At one minute past seven, lit by the sunshine of an August evening, the coffin carrying the body of Diana, Princess of Wales, was removed from the aircraft's cargo hold, draped in a gold and maroon Royal Standard flag.

A sombre Prince Charles emerged from of the aircraft, accompanied by the Princess's sisters Lady Jane Fellowes and Lady Sarah McCorquodale.

The pallbearers, from the Royal Air Force's Queen's Fleet Colour Squadron, dressed in dark grey uniform and wearing black arm bands, slowly raised the coffin to shoulder height, turned and moved slowly away, the setting sun glinting on their immaculately polished shoes.

They slow marched the coffin the 117 steps to the hearse, followed by two escorts with ceremonial swords and a wreath bearer, carrying a single wreath from the Spencer family.

Prince Charles swept a hand through his hair as Diana's sisters stepped into a waiting Daimler to follow the hearse on its journey to an undisclosed mortuary.

Diana had been returned to a country she sometimes seemed to hate - she often said the only reason she stayed in Britain was to be near her two sons; she had planned to return to Kensington Palace yesterday morning, to be reunited with William and Harry after her holiday.

Stiff-backed, Prince Charles then spoke to Tony Blair, the Prime Minister, and to George Robertson, the Secretary of State for Defence. Among the waiting dignitaries were Lord Airlie, the Lord Chamberlain, head of the Queen's Household and the Base's chaplain, dressed in a striking scarlet robe - a single splash of colour among the black suits.

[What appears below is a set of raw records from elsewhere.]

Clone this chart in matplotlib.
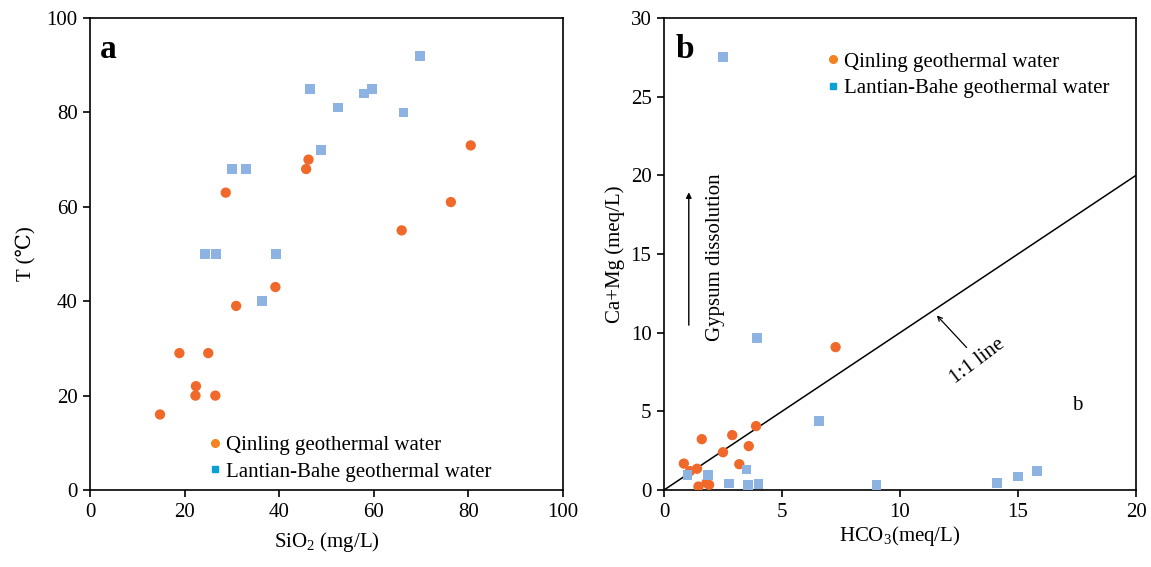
import matplotlib
matplotlib.use('Agg')
import matplotlib.pyplot as plt
from matplotlib.lines import Line2D

plt.rcParams['font.family'] = ['Liberation Serif', 'DejaVu Serif']
plt.rcParams['mathtext.fontset'] = 'custom'
plt.rcParams['mathtext.rm'] = 'Liberation Serif'
plt.rcParams['mathtext.it'] = 'Liberation Serif:italic'

# panel a: SiO2 vs temperature
qin_sio2 = [14.8, 18.9, 22.4, 22.3, 25.0, 26.5, 28.7, 30.9, 39.2, 45.7, 46.2, 65.9, 76.3, 80.5]
qin_t = [16, 29, 22, 20, 29, 20, 63, 39, 43, 68, 70, 55, 61, 73]
lb_sio2 = [24.3, 26.6, 30.0, 33.0, 36.4, 39.3, 46.5, 48.8, 52.5, 57.9, 59.6, 66.3, 69.8]
lb_t = [50, 50, 68, 68, 40, 50, 85, 72, 81, 84, 85, 80, 92]

# panel b: HCO3 vs Ca+Mg
qin_hco3 = [7.27, 3.9, 1.6, 2.89, 3.59, 2.5, 3.19, 0.84, 1.1, 1.4, 1.46, 1.8, 1.91]
qin_camg = [9.08, 4.06, 3.23, 3.49, 2.79, 2.4, 1.64, 1.68, 1.2, 1.35, 0.22, 0.46, 0.33]
lb_hco3 = [2.51, 3.93, 6.58, 0.99, 1.86, 3.5, 2.75, 3.55, 4.0, 9.0, 14.1, 15.0, 15.8]
lb_camg = [27.5, 9.65, 4.37, 0.94, 0.94, 1.3, 0.41, 0.31, 0.37, 0.3, 0.43, 0.86, 1.22]

orange = '#F0682A'
blue = '#8DB3E2'
leg_orange = '#F58220'
leg_blue = '#0AA0D6'
fs = 15

fig = plt.figure(figsize=(11.51, 5.67), dpi=100)
ax1 = fig.add_axes([0.0782, 0.1358, 0.4109, 0.8325])
ax2 = fig.add_axes([0.5769, 0.1358, 0.4101, 0.8325])

handles = [
    Line2D([], [], marker='o', ls='none', color=leg_orange, markersize=5.5),
    Line2D([], [], marker='s', ls='none', color=leg_blue, markersize=5),
]
labels = ['Qinling geothermal water', 'Lantian-Bahe geothermal water']

ax1.scatter(qin_sio2, qin_t, marker='o', s=55, color=orange, edgecolors='none', zorder=3)
ax1.scatter(lb_sio2, lb_t, marker='s', s=48, color=blue, edgecolors='none', zorder=3)
ax1.set_xlim(0, 100)
ax1.set_ylim(0, 100)
ax1.set_xticks(range(0, 101, 20))
ax1.set_yticks(range(0, 101, 20))
ax1.set_xlabel('SiO$_2$ (mg/L)', fontsize=fs, labelpad=6)
ax1.set_ylabel('T (℃)', fontsize=fs, labelpad=8)
ax1.text(0.02, 0.965, 'a', transform=ax1.transAxes, fontsize=24, fontweight='bold', va='top')
ax1.legend(handles, labels, loc='upper left', bbox_to_anchor=(0.228, 0.138), frameon=False,
           fontsize=fs, handlelength=0.6, handletextpad=0.25, labelspacing=0.35, borderpad=0)

ax2.scatter(qin_hco3, qin_camg, marker='o', s=55, color=orange, edgecolors='none', zorder=3)
ax2.scatter(lb_hco3, lb_camg, marker='s', s=48, color=blue, edgecolors='none', zorder=3)
ax2.plot([0, 20], [0, 20], color='black', lw=1.1, zorder=2)
ax2.set_xlim(0, 20)
ax2.set_ylim(0, 30)
ax2.set_xticks(range(0, 21, 5))
ax2.set_yticks(range(0, 31, 5))
ax2.set_xlabel('HCO$_3$(meq/L)', fontsize=fs, labelpad=2)
ax2.set_ylabel('Ca+Mg (meq/L)', fontsize=fs, labelpad=4)
ax2.text(0.025, 0.965, 'b', transform=ax2.transAxes, fontsize=24, fontweight='bold', va='top')
ax2.legend(handles, labels, loc='upper left', bbox_to_anchor=(0.322, 0.95), frameon=False,
           fontsize=fs, handlelength=0.6, handletextpad=0.25, labelspacing=0.35, borderpad=0)

ax2.annotate('', xy=(1.05, 19.1), xytext=(1.05, 10.3),
             arrowprops=dict(arrowstyle='-|>', color='black', lw=1, mutation_scale=8))
ax2.text(2.2, 14.8, 'Gypsum dissolution', rotation=90, ha='center', va='center', fontsize=fs)
ax2.annotate('', xy=(11.48, 11.22), xytext=(12.9, 8.93),
             arrowprops=dict(arrowstyle='->', color='black', lw=0.9, mutation_scale=8))
ax2.text(13.3, 8.17, '1:1 line', rotation=37, ha='center', va='center', fontsize=fs)
ax2.text(17.5, 5.4, 'b', ha='center', va='center', fontsize=fs)

for ax in (ax1, ax2):
    for sp in ax.spines.values():
        sp.set_linewidth(1.2)
    ax.tick_params(direction='out', length=5, width=1.2, labelsize=fs, pad=4)

fig.savefig('out.png', dpi=100)
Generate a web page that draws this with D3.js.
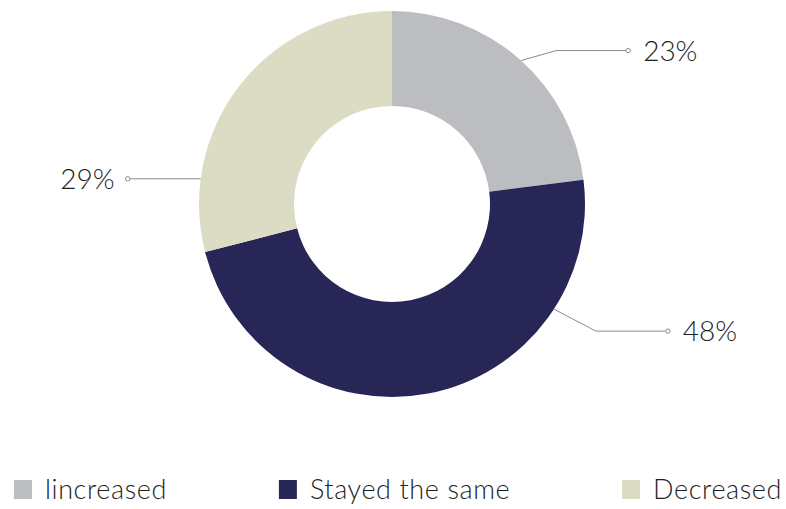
<!DOCTYPE html>
<html>
<head>
<meta charset="utf-8">
<script src="https://cdn.jsdelivr.net/npm/d3@7"></script>
<style>
  body { margin: 0; background: #fff; }
  svg text { font-family: "Lato", "Open Sans", sans-serif; font-weight: 300; fill: #1e1e1e; }
</style>
</head>
<body>
<script>
// chart data
var categories = ["lincreased", "Stayed the same", "Decreased"];
var values = [23, 48, 29];
var labels = ["23%", "48%", "29%"];
var colors = ["#bcbdc1", "#272657", "#dcdcc4"];

// where each leader line touches the ring (deg from top, clockwise)
var leaderAngles = [42, 123, 277.5];

var w = 786, h = 509;
var cx = 392, cy = 204;
var outerR = 193, innerR = 98;

var svg = d3.select("body")
    .append("svg")
    .attr("width", w)
    .attr("height", h);

var pie = d3.pie().sort(null).value(function(d) { return d; });
var arc = d3.arc().innerRadius(innerR).outerRadius(outerR);

var g = svg.append("g").attr("transform", "translate(" + cx + "," + cy + ")");

g.selectAll("path")
    .data(pie(values))
    .enter()
    .append("path")
    .attr("d", arc)
    .attr("fill", function(d, i) { return colors[i]; });

// leader lines + labels
var elbows = [[35, -10], [42, 22], [0, 0]];
var runs = [72, 72, 73];

labels.forEach(function(lab, i) {
    var a = leaderAngles[i] * Math.PI / 180;
    var x0 = Math.sin(a) * outerR, y0 = -Math.cos(a) * outerR;
    var x1 = x0 + elbows[i][0], y1 = y0 + elbows[i][1];
    var right = x0 > 0;
    var x2 = x1 + (right ? runs[i] : -runs[i]);

    g.append("polyline")
        .attr("points", [[x0, y0], [x1, y1], [x2, y1]].map(function(p) { return p.join(","); }).join(" "))
        .attr("fill", "none")
        .attr("stroke", "#8a8a8a")
        .attr("stroke-width", 1);

    g.append("circle")
        .attr("cx", x2).attr("cy", y1).attr("r", 2.2)
        .attr("fill", "#fff")
        .attr("stroke", "#8a8a8a")
        .attr("stroke-width", 1);

    g.append("text")
        .attr("x", right ? x2 + 15 : x2 - 13)
        .attr("y", y1)
        .attr("dy", "0.36em")
        .attr("text-anchor", right ? "start" : "end")
        .attr("font-size", "28px")
        .text(lab);
});

// legend, spread edge to edge
var legY = 489.5, sq = 18, gapTxt = 13, left = 14, rightEdge = 782;
var items = svg.selectAll("g.leg")
    .data(categories)
    .enter()
    .append("g")
    .attr("class", "leg");

items.append("rect")
    .attr("width", sq).attr("height", 19)
    .attr("y", legY - 9.5)
    .attr("fill", function(d, i) { return colors[i]; });

items.append("text")
    .attr("x", sq + gapTxt)
    .attr("y", legY)
    .attr("dy", "0.36em")
    .attr("font-size", "27px")
    .attr("letter-spacing", "0.6px")
    .text(function(d) { return d; });

var widths = [];
items.each(function() { widths.push(this.getBBox().width); });
var total = d3.sum(widths);
var gap = (rightEdge - left - total) / (categories.length - 1);
var xpos = left;
items.attr("transform", function(d, i) {
    var t = "translate(" + xpos + ",0)";
    xpos += widths[i] + gap;
    return t;
});
</script>
</body>
</html>
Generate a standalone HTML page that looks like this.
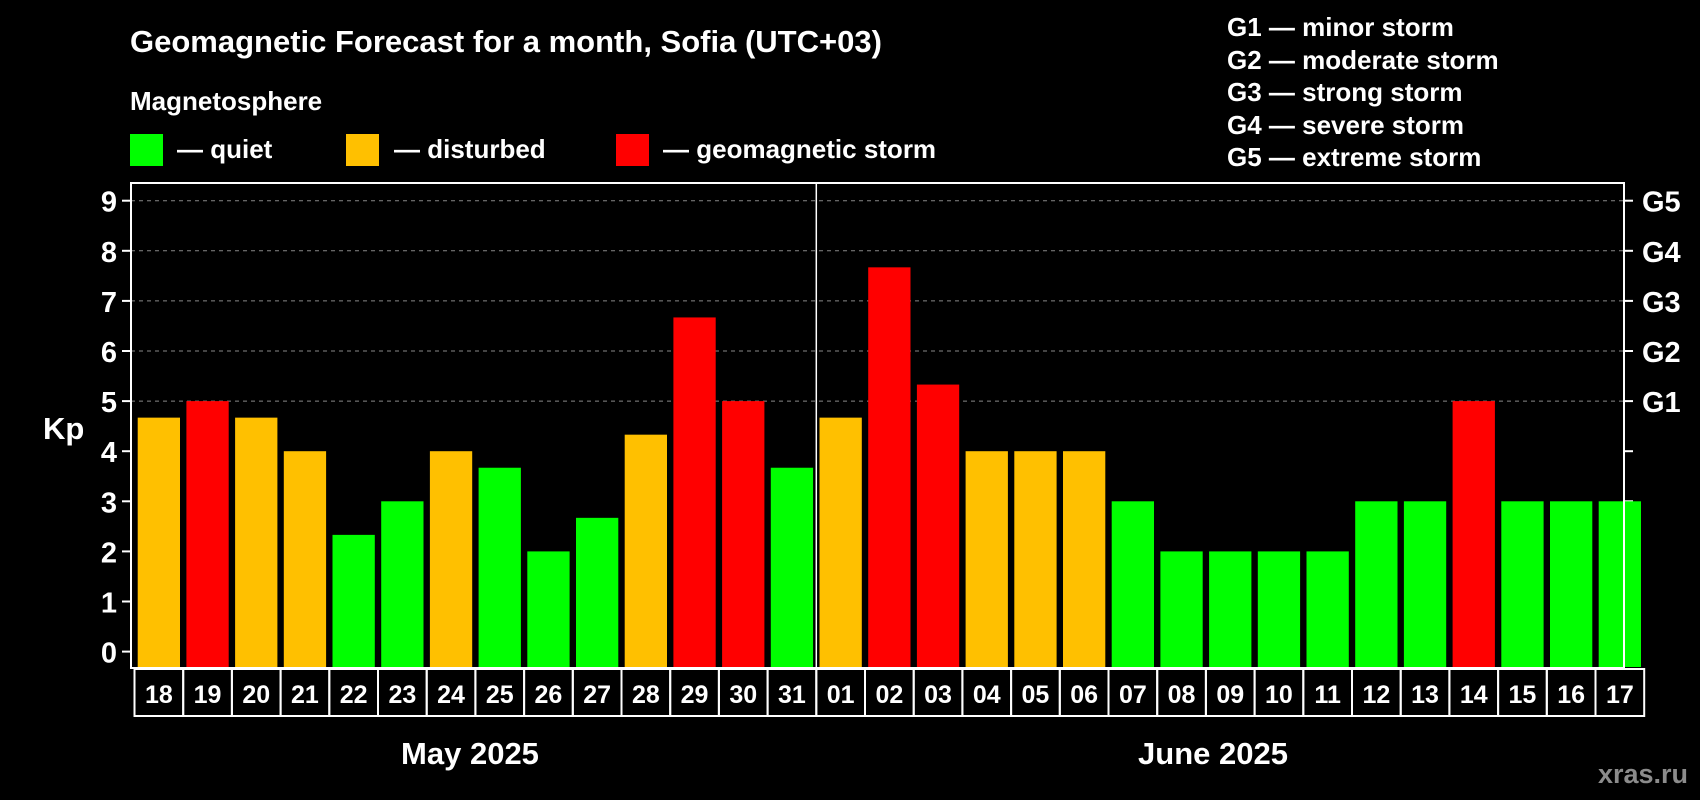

Prince Charles, looking serious but composed, had fiddled nervously with his cufflinks during the coffin's slow procession. He walked back to the waiting plane to return to Balmoral - Buckingham Palace said he was "going back to the boys".

Tony Blair and the other dignitaries waited until the plane was airborne before dispersing, leaving the tarmac once again to the wind and the setting sun. It had taken just 12 minutes for Diana to arrive home.

Their plane had touched down at RAF Northolt some 18 hours after her fatal accident in Paris yesterday morning.

Outside the air base, hundreds of people craned through wire mesh fences and laid bunches of flowers outside the main gates.

A crowd of about 200 photographers, camera crew members and journalists kept well back behind the crash barriers as they watched the solemn arrival of the princess's coffin.